Foi assim que nasceu a “Janela para o Ocidente” de Pedro, a Veneza do Norte russo: São Petersburgo. Devido a sua obsessão pela Europa, Pedro ordenou que a cidade fosse projetada assim como a capital holandesa, Amsterdã, o que resultou nos muitos canais e pontes da então capital russa.
Seu novo estaleiro “Almirantado” foi composto por construtores navais holandeses e ingleses renomados.
Tudo em São Petersburgo foi cuidadosamente planejado e projetado com a ajuda de inúmeros arquitetos estrangeiros, muitos deles holandeses. Quase todos os prédios da cidade tinham o estilo Barroco Petrino, uma mistura do estilo Narichkin russo e outros estilos barrocos europeus, principalmente o holandês.

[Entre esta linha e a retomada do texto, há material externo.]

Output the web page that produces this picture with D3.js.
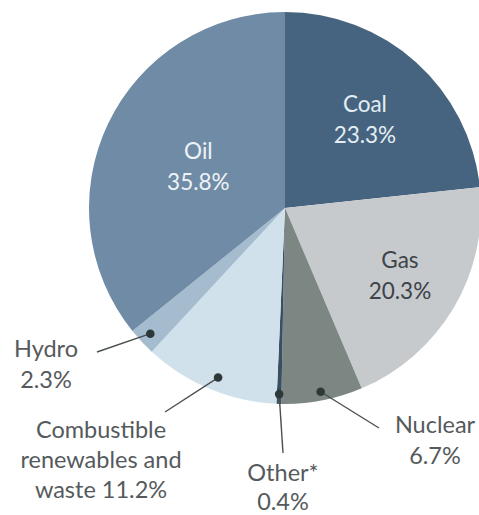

Mas a construção de São Petersburgo levou décadas. Os famosos passeios de granito foram construídos quase 200 anos depois e, assim, os canais da época eram praticamente valas enlameadas.
O interesse de Pedro pelo corpo humano, que nasceu após uma visita à Universidade de Leiden, acabou levando à criação do primeiro museu da Rússia, o Kunstkamera.
Um decreto de Pedro ordenava que tudo o que ele considerasse especial fosse transportado para São Petersburgo.
O museu funciona até os dias atuais e ainda tem a coleção original de Pedro, além de obras adicionais que foram acrescentadas ao longo dos anos, que totalizam quase 2 milhões de itens.
Os canais da Amsterdã do Oriente deveriam facilitar o transporte de mercadorias e pessoas, mas acabaram representando uma grande ameaça para a vida cotidiana de seus cidadãos.
Isto porque, durante as tempestades, a cidade ficava fortemente sujeita a inundações. Desde sua fundação, em 1703, mais de 300 inundações foram registradas ali. A pior delas ocorreu em 1824, quando o nível da água subiu quatro metros, deixando a cidade destruída e com milhares de baixas.